About 6.27% of orders take more than 60 minutes to get delivered.

Question 16: The company wants to analyze the delivery time of the orders on weekdays and weekends. How does the mean delivery time vary during weekdays and weekends?¶

In [132]:
# calculate average delivery time by Day of the Week
df.groupby(df['day_of_the_week'])['delivery_time'].mean()
Out[132]:
delivery_time
day_of_the_week
Weekday 28.340
Weekend 22.470

Observations:¶

The average delivery time on weekdays is about 28.34 minutes compared to the weekends at about 22.47 minutes. This could be because there are more cars on the road during the work week.

Conclusion and Recommendations¶

Question 17: What are your conclusions from the analysis? What recommendations would you like to share to help improve the business? (You can use cuisine type and feedback ratings to drive your business recommendations.)¶

Conclusions:¶

  • American has the most orders and most number of restaurants accross all cuisine types (Shake Shake being the most ordered).
  • Most of the orders are being placed on the weekend.
  • Most orders cost between $10 to $15.
  • Based on the data, there are very few repeat orders, that is a majority of the data is one time orders.
  • There doesn't seem to be enough conclusive data that the numerical categories have positive or negative correlation (except for cost and food preparation time, cost and rating).

Recommendations:¶

  • The company can benefit from offering promotions specific to placing orders during the weekday to increase sales
  • There is a significant amount of orders that are not rated.
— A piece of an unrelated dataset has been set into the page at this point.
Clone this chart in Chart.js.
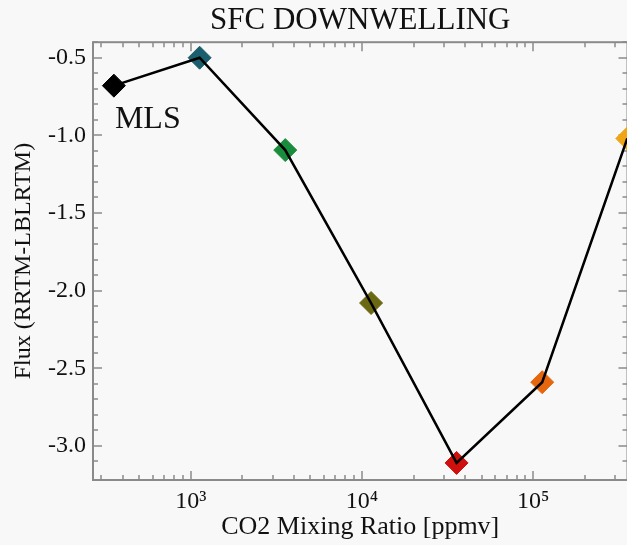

The company can benefit from offering promotions based on number of orders rated say rate 10 orders receive 10% off their next order. This will encourage users to rate each order. They could even make it mandatory to select a rating before placing the next order just for data collection purposes.
  • Based on this data, there is large disparity between types of restaurants ordered from. The company can offer cuisine specific promotions to encourage sales of those less visited. Place an order of a minimum amount from a list of restaurants within a certain cuisine type and receive a discount on the order. As previously stated, there are very few repeat orders. The company can benefit from encouraging customers to use the service more frequently. Offer a promotion for placing a minimum number of orders throughout the week.
  • The main goal should be to encourage more data collection from each order to better analyze the data points and enhance business strategy.